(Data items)
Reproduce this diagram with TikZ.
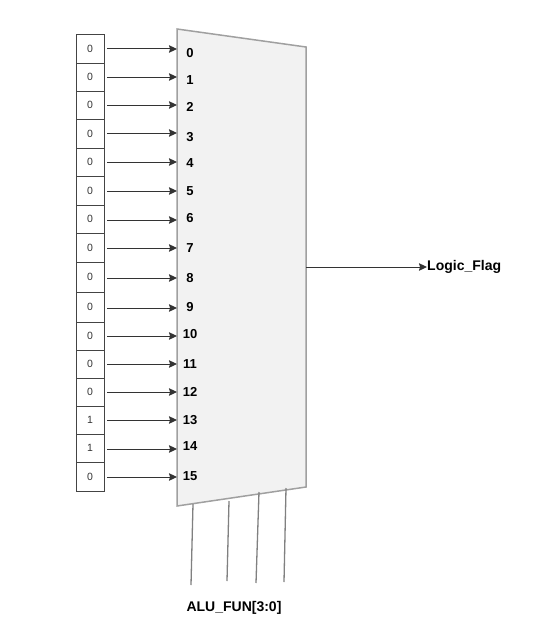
\documentclass[tikz,border=0pt]{standalone}
\usepackage{fontspec}
\setmainfont{Liberation Sans}
\usetikzlibrary{arrows.meta}
\definecolor{muxfill}{HTML}{F2F2F2}
\definecolor{muxline}{HTML}{A0A0A0}
\definecolor{wire}{HTML}{333333}
\definecolor{boxline}{HTML}{444444}
\definecolor{selwire}{HTML}{808080}
\begin{document}
\begin{tikzpicture}[x=1pt,y=-1pt,
  regbox/.style={draw=boxline, line width=0.9pt, minimum width=28pt, inner sep=0pt, outer sep=0pt,
    font=\fontsize{10.5}{12}\selectfont, text=wire},
  portlbl/.style={font=\bfseries\fontsize{13}{15}\selectfont, inner sep=0pt},
  biglbl/.style={font=\bfseries\fontsize{14}{16}\selectfont, inner sep=0pt},
  sig/.style={draw=wire, line width=1pt, -{Stealth[length=8pt,width=7.5pt,inset=1pt]}},
  mux/.style={draw=muxline, fill=muxfill, line width=1.5pt},
  selline/.style={draw=selwire, line width=1.3pt}]
\useasboundingbox (0,0) rectangle (546,642);
\coordinate (tl) at (177,29);
\coordinate (tr) at (306,47);
\coordinate (br) at (306,487);
\coordinate (bl) at (177,506);
\draw[mux] (tl) -- (tr) -- (br) -- (bl) -- cycle;
\foreach \i/\t/\b/\v/\ay/\ly in {
  0/34/63/0/49/53, 1/63/91/0/77/80, 2/91/119/0/105/107, 3/119/148/0/133/137,
  4/148/176/0/162/163, 5/176/205/0/191/191, 6/205/233/0/220/218, 7/233/262/0/248/248,
  8/262/292/0/278/278, 9/292/322/0/308/307, 10/322/350/0/336/334, 11/350/378/0/364/364,
  12/378/406/0/392/392, 13/406/434/1/420/420, 14/434/462/1/449/446, 15/462/491/0/477/476}{
  \pgfmathsetmacro\h{\b-\t}
  \pgfmathsetmacro\c{(\t+\b)/2}
  \node[regbox, minimum height=\h pt] (b\i) at (90,\c) {\v};
  \coordinate (s\i) at (107,\ay);
  \coordinate (in\i) at (177,\ay);
  \draw[sig] (s\i) -- (in\i);
  \node[portlbl] (p\i) at (190,\ly) {\i};
}
\coordinate (out) at (306,267);
\node[biglbl, anchor=west] (flag) at (427,267) {Logic\_Flag};
\draw[sig] (out) -- (flag.west);
\foreach \k/\xa/\ya/\xb/\yb in {0/193/504/191/585, 1/229/501/227/581, 2/259/492/256/583, 3/286/488/284/582}{
  \coordinate (st\k) at (\xa,\ya);
  \coordinate (se\k) at (\xb,\yb);
  \draw[selline] (st\k) -- (se\k);
}
\node[biglbl] (alu) at (234,608) {ALU\_FUN[3:0]};
\end{tikzpicture}
\end{document}
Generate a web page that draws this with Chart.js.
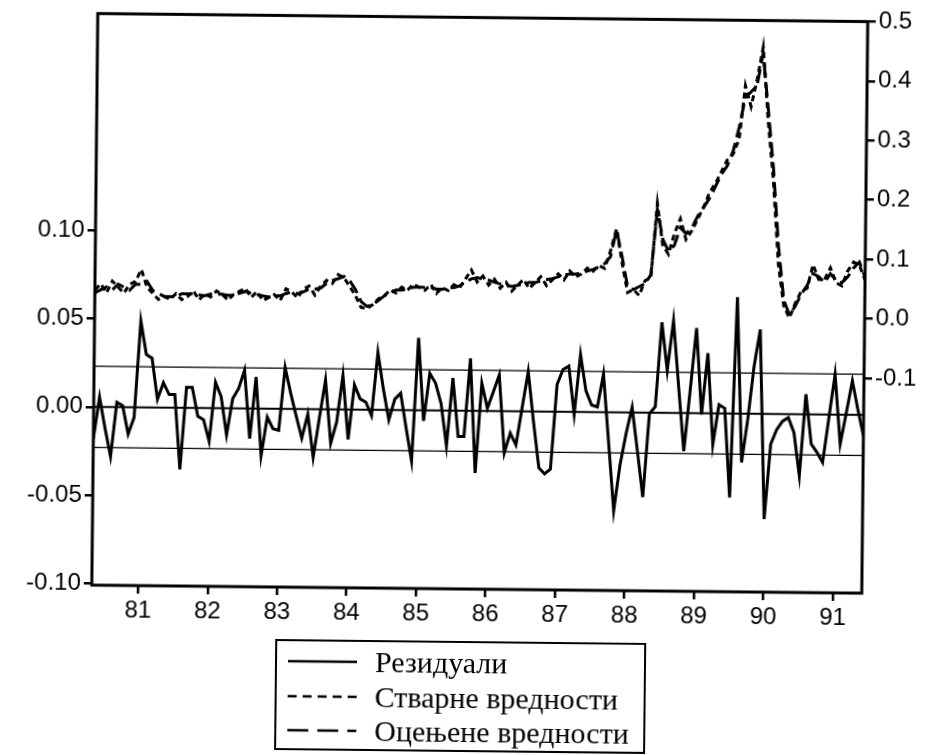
<!DOCTYPE html>
<html>
<head>
<meta charset="utf-8">
<script src="https://cdn.jsdelivr.net/npm/chart.js@4/dist/chart.umd.min.js"></script>
<style>
html,body{margin:0;padding:0;background:#fff;}
#wrap{position:relative;width:929px;height:755px;transform:rotate(0.6deg);transform-origin:464.5px 377.5px;}
#grafico{position:absolute;left:0;top:0;}
#legenda{position:absolute;left:278px;top:641px;width:371px;height:111px;border:2px solid #000;box-sizing:border-box;
  font-family:"Liberation Serif","Times New Roman",serif;font-size:30px;color:#000;}
#legenda .red{position:absolute;left:11px;height:34px;display:flex;align-items:center;white-space:nowrap;}
#legenda svg{margin-right:18px;}
</style>
</head>
<body>
<div id="wrap">
  <canvas id="grafico" width="929" height="755"></canvas>
  <div id="legenda"></div>
</div>
<script>
// monthly data, first observation 1980M05
const startYear = 1980, startMonth = 5;

const residuals = [
  -0.018, 0.0056, -0.012, -0.028, 0.0028, 0.0009, -0.0151, -0.0057, 0.049, 0.030,
  0.028, 0.0047, 0.0141, 0.0075, 0.0075, -0.0348, 0.0117, 0.0117, -0.0047, -0.0066,
  -0.0188, 0.0147, 0.0066, -0.0151, 0.0056, 0.0113, 0.0217, -0.017, 0.0179, -0.0267,
  -0.0047, -0.0113, -0.0122, 0.0235, 0.009, -0.004, -0.0164, -0.0028, -0.0273, -0.005,
  0.0166, -0.0192, -0.007, 0.0194, -0.0168, 0.0141, 0.0062, 0.0043, -0.0032, 0.0326,
  0.012, -0.0055, 0.0062, 0.0096, -0.010, -0.0287, 0.041, -0.006, 0.021, 0.0156,
  0.004, -0.020, 0.0185, -0.0145, -0.0145, 0.0297, -0.0352, 0.0157, 0.0016, 0.011,
  0.0205, -0.0236, -0.0123, -0.019, 0.002, 0.0227, -0.006, -0.0318, -0.0352, -0.0325,
  0.0155, 0.024, 0.026, -0.0013, 0.0326, 0.012, 0.004, 0.003, 0.0216, -0.017,
  -0.0556, -0.030, -0.012, 0.003, -0.022, -0.0478, -0.0006, 0.0035, 0.0513, 0.024,
  0.0524, 0.015, -0.0215, 0.013, 0.0483, -0.0007, 0.0341, -0.0176, 0.005, 0.003,
  -0.0475, 0.066, -0.0276, -0.003, 0.027, 0.0478, -0.0595, -0.0171, -0.0088, -0.004,
  -0.0019, -0.0104, -0.0348, 0.0114, -0.0168, -0.0214, -0.0271, -0.002, 0.0229, -0.0166,
  0.001, 0.0193, 0.003, -0.0117
];

const actual = [
  0.035, 0.045, 0.030, 0.050, 0.040, 0.030, 0.045, 0.050, 0.070, 0.040,
  0.030, 0.020, 0.025, 0.020, 0.030, 0.020, 0.025, 0.035, 0.020, 0.030,
  0.025, 0.035, 0.030, 0.020, 0.030, 0.035, 0.040, 0.025, 0.035, 0.020,
  0.025, 0.030, 0.020, 0.040, 0.035, 0.025, 0.040, 0.045, 0.030, 0.045,
  0.055, 0.050, 0.065, 0.060, 0.045, 0.030, 0.010, 0.008, 0.015, 0.025,
  0.030, 0.040, 0.035, 0.045, 0.040, 0.050, 0.045, 0.040, 0.050, 0.035,
  0.045, 0.040, 0.050, 0.045, 0.060, 0.075, 0.055, 0.065, 0.050, 0.060,
  0.045, 0.055, 0.040, 0.050, 0.060, 0.045, 0.055, 0.065, 0.050, 0.060,
  0.070, 0.060, 0.075, 0.065, 0.070, 0.080, 0.075, 0.085, 0.080, 0.110,
  0.147, 0.090, 0.040, 0.045, 0.035, 0.060, 0.065, 0.190, 0.120, 0.105,
  0.140, 0.165, 0.130, 0.145, 0.165, 0.185, 0.210, 0.225, 0.245, 0.265,
  0.275, 0.300, 0.390, 0.355, 0.400, 0.455, 0.330, 0.230, 0.090, 0.020,
  0.000, 0.025, 0.045, 0.050, 0.090, 0.065, 0.065, 0.085, 0.060, 0.055,
  0.080, 0.095, 0.090, 0.065
];

const fitted = [
  0.030, 0.035, 0.040, 0.035, 0.045, 0.040, 0.035, 0.045, 0.045, 0.050,
  0.035, 0.030, 0.025, 0.025, 0.025, 0.030, 0.030, 0.030, 0.028, 0.027,
  0.030, 0.030, 0.030, 0.028, 0.028, 0.032, 0.035, 0.032, 0.030, 0.028,
  0.026, 0.028, 0.028, 0.032, 0.035, 0.032, 0.035, 0.040, 0.040, 0.042,
  0.050, 0.055, 0.058, 0.062, 0.055, 0.040, 0.020, 0.012, 0.015, 0.022,
  0.030, 0.035, 0.040, 0.040, 0.042, 0.045, 0.045, 0.045, 0.045, 0.042,
  0.042, 0.045, 0.045, 0.048, 0.055, 0.060, 0.062, 0.060, 0.058, 0.055,
  0.052, 0.050, 0.048, 0.050, 0.052, 0.055, 0.055, 0.058, 0.060, 0.062,
  0.065, 0.068, 0.070, 0.070, 0.072, 0.075, 0.078, 0.082, 0.088, 0.100,
  0.145, 0.100, 0.050, 0.045, 0.050, 0.055, 0.070, 0.180, 0.130, 0.110,
  0.120, 0.150, 0.140, 0.150, 0.170, 0.185, 0.200, 0.220, 0.240, 0.255,
  0.280, 0.320, 0.370, 0.380, 0.390, 0.445, 0.350, 0.250, 0.120, 0.030,
  0.005, 0.020, 0.040, 0.055, 0.075, 0.070, 0.060, 0.075, 0.065, 0.060,
  0.070, 0.085, 0.095, 0.070
];

const seBand = 0.023;   // +/- band around zero residual
const yearTicks = [1981, 1982, 1983, 1984, 1985, 1986, 1987, 1988, 1989, 1990, 1991];
const leftTicks = [-0.10, -0.05, 0.00, 0.05, 0.10];
const rightTicks = [-0.1, 0.0, 0.1, 0.2, 0.3, 0.4, 0.5];
const names = ['Резидуали', 'Стварне вредности', 'Оцењене вредности'];

const t = residuals.map((_, i) => startYear + (startMonth - 1 + i) / 12);
const tMin = t[0], tMax = t[t.length - 1];
const pts = arr => arr.map((v, i) => ({x: t[i], y: v}));
const hline = v => [{x: tMin, y: v}, {x: tMax, y: v}];

const font = {family: 'Liberation Sans, Arial, sans-serif', size: 24};
const axisGrid = {drawOnChartArea: false, tickLength: 8, lineWidth: 2.5, color: '#000'};

const frame = {
  id: 'frame',
  afterDatasetsDraw(chart){
    const {ctx, chartArea: a} = chart;
    ctx.save();
    ctx.strokeStyle = '#000';
    ctx.lineWidth = 3;
    ctx.strokeRect(a.left, a.top, a.right - a.left, a.bottom - a.top);
    ctx.restore();
  }
};

const series = [
  {label: names[0], data: pts(residuals), yAxisID: 'y', borderDash: []},
  {label: names[1], data: pts(actual), yAxisID: 'y2', borderDash: [6, 4]},
  {label: names[2], data: pts(fitted), yAxisID: 'y2', borderDash: [14, 6]}
].map(d => ({...d, borderColor: '#000', borderWidth: 3, pointRadius: 0, tension: 0, fill: false}));

const refLines = [
  {data: hline(0), borderWidth: 2},
  {data: hline(seBand), borderWidth: 1.3},
  {data: hline(-seBand), borderWidth: 1.3}
].map(d => ({...d, yAxisID: 'y', borderColor: '#000', pointRadius: 0, fill: false}));

const chart = new Chart(grafico, {
  type: 'line',
  data: {datasets: [...series, ...refLines]},
  options: {
    responsive: false,
    animation: false,
    devicePixelRatio: 1,
    layout: {padding: {top: 17, bottom: 126, left: 0, right: 0}},
    plugins: {legend: {display: false}, tooltip: {enabled: false}},
    scales: {
      x: {
        type: 'linear', min: tMin, max: tMax,
        afterBuildTicks: s => { s.ticks = yearTicks.map(v => ({value: v})); },
        afterFit: s => { s.height = 40; },
        grid: axisGrid, border: {display: false},
        ticks: {color: '#000', font, padding: 3, maxRotation: 0, autoSkip: false,
                callback: v => String(v).slice(2)}
      },
      y: {
        position: 'left', min: -0.1009, max: 0.2228,
        afterBuildTicks: s => { s.ticks = leftTicks.map(v => ({value: v})); },
        afterFit: s => { s.width = 94; },
        grid: axisGrid, border: {display: false},
        ticks: {color: '#000', font, padding: 3, callback: v => v.toFixed(2)}
      },
      y2: {
        position: 'right', min: -0.462, max: 0.5,
        afterBuildTicks: s => { s.ticks = rightTicks.map(v => ({value: v})); },
        afterFit: s => { s.width = 65; },
        grid: axisGrid, border: {display: false},
        ticks: {color: '#000', font, padding: 3, callback: v => v.toFixed(1)}
      }
    }
  },
  plugins: [frame]
});

// legend box below the chart
const rowsY = [22, 57, 91];
legenda.innerHTML = series.map((d, i) =>
  `<div class="red" style="top:${rowsY[i] - 19}px">` +
  `<svg width="69" height="6"><line x1="0" y1="3" x2="69" y2="3" stroke="#000" stroke-width="2.5" stroke-dasharray="${d.borderDash.map(v => v * 1.5).join(' ')}"/></svg>` +
  `<span>${d.label}</span></div>`
).join('');
</script>
</body>
</html>
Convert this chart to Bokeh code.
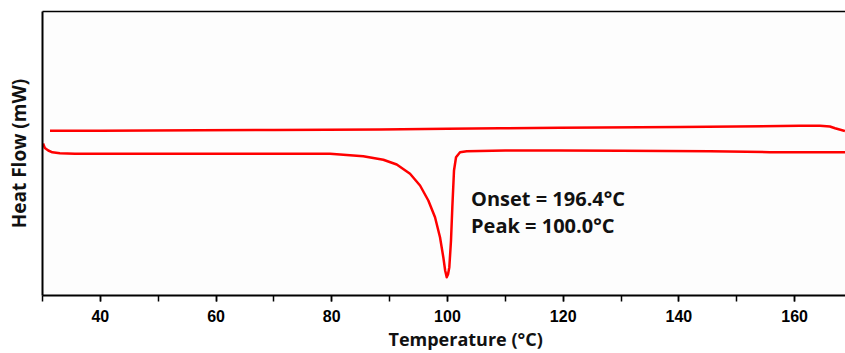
from bokeh.plotting import figure
from bokeh.models import (LinearAxis, FixedTicker, SingleIntervalTicker, Range1d, Label, Title)
from bokeh.embed import file_html
from bokeh.resources import INLINE

# Heating scan (lower curve with endothermic peak)
heat_temp = [30.1, 30.4, 31.0, 31.7, 33.0, 35.6, 45.0, 55.0, 65.0, 75.0, 79.7, 85.45,
             88.91, 91.23, 93.53, 95.26, 96.69, 97.85, 98.71, 99.28, 99.6, 99.87,
             100.1, 100.32, 100.61, 100.84, 101.13, 101.48, 102.17, 103.33, 110.0,
             119.4, 130.0, 145.4, 155.7, 168.8]
heat_flow = [0.28, 0.10, 0.00, -0.072, -0.112, -0.128, -0.132, -0.132, -0.132, -0.13,
             -0.132, -0.228, -0.372, -0.56, -0.932, -1.40, -2.00, -2.668, -3.468,
             -4.268, -4.80, -5.068, -4.95, -4.668, -3.60, -2.268, -0.80, -0.268,
             -0.068, -0.028, 0.0, 0.0, -0.008, -0.028, -0.068, -0.068]

# Cooling / return scan (upper curve)
cool_temp = [31.3, 40.0, 57.2, 70.0, 88.3, 100.0, 109.1, 119.4, 140.2, 160.9,
             164.4, 166.1, 167.0, 168.7]
cool_flow = [0.788, 0.792, 0.808, 0.82, 0.84, 0.868, 0.892, 0.908, 0.94, 0.988,
             0.992, 0.96, 0.892, 0.78]

annotations = ["Onset = 196.4°C", "Peak = 100.0°C"]
annot_temp = 104.07
annot_flow = [-1.92, -3.0]

x_start, x_end = 30.0, 168.8
y_start, y_end = -5.80, 5.56

p = figure(frame_width=803, frame_height=284, output_backend="svg", toolbar_location=None,
           x_range=Range1d(x_start, x_end), y_range=Range1d(y_start, y_end),
           y_axis_label="Heat Flow (mW)")
p.min_border_left = 42
p.min_border_right = 0
p.min_border_top = 11
p.min_border_bottom = 0
p.outline_line_color = None
p.grid.visible = False
p.background_fill_color = "#fdfdfd"
p.border_fill_color = "white"

red = "#ff0000"
p.line(cool_temp, cool_flow, line_color=red, line_width=2.5, line_join="round")
p.line(heat_temp, heat_flow, line_color=red, line_width=2.5, line_join="round")

for txt, yv in zip(annotations, annot_flow):
    p.add_layout(Label(x=annot_temp, y=yv, text=txt, text_font="Open Sans",
                       text_font_style="bold", text_font_size="20px",
                       text_color="#111111", text_baseline="alphabetic",
                       text_align="left"))

xa = p.xaxis[0]
xa.ticker = SingleIntervalTicker(interval=20, num_minor_ticks=2)
xa.axis_line_color = "black"
xa.axis_line_width = 2
xa.major_tick_line_width = 1.5
xa.minor_tick_line_width = 1.5
xa.major_tick_in = 0
xa.major_tick_out = 6
xa.minor_tick_in = 0
xa.minor_tick_out = 6
xa.major_label_text_font = "Liberation Sans"
xa.major_label_text_font_style = "bold"
xa.major_label_text_font_size = "16px"
xa.major_label_text_color = "black"
xa.major_label_standoff = 8

ya = p.yaxis[0]
ya.ticker = FixedTicker(ticks=[])
ya.axis_line_color = "black"
ya.axis_line_width = 2
ya.major_tick_out = 0
ya.minor_tick_out = 0
ya.axis_label_text_font = "Open Sans"
ya.axis_label_text_font_style = "bold"
ya.axis_label_text_font_size = "19px"
ya.axis_label_text_color = "#111111"
ya.axis_label_standoff = 11

top = LinearAxis(ticker=FixedTicker(ticks=[]), major_tick_out=0, minor_tick_out=0,
                 major_tick_in=0, minor_tick_in=0, axis_line_color="black",
                 axis_line_width=1.5, major_label_text_font_size="0px")
p.add_layout(top, "above")

xlabel = Title(text="Temperature (°C)", align="left", offset=346, standoff=0,
               text_font="Open Sans", text_font_style="bold", text_font_size="18px",
               text_color="#111111")
p.add_layout(xlabel, "below")

open("out.html", "w").write(file_html(p, INLINE))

TASK ▸
Pictures in the material above should be skipped; print exactly the lines from the one with "Generate a web" through the one with "const startYear = 1980, startMonth = 5;".

FINAL ANSWER ▸
Generate a web page that draws this with Chart.js.
<!DOCTYPE html>
<html>
<head>
<meta charset="utf-8">
<script src="https://cdn.jsdelivr.net/npm/chart.js@4/dist/chart.umd.min.js"></script>
<style>
html,body{margin:0;padding:0;background:#fff;}
#wrap{position:relative;width:929px;height:755px;transform:rotate(0.6deg);transform-origin:464.5px 377.5px;}
#grafico{position:absolute;left:0;top:0;}
#legenda{position:absolute;left:278px;top:641px;width:371px;height:111px;border:2px solid #000;box-sizing:border-box;
  font-family:"Liberation Serif","Times New Roman",serif;font-size:30px;color:#000;}
#legenda .red{position:absolute;left:11px;height:34px;display:flex;align-items:center;white-space:nowrap;}
#legenda svg{margin-right:18px;}
</style>
</head>
<body>
<div id="wrap">
  <canvas id="grafico" width="929" height="755"></canvas>
  <div id="legenda"></div>
</div>
<script>
// monthly data, first observation 1980M05
const startYear = 1980, startMonth = 5;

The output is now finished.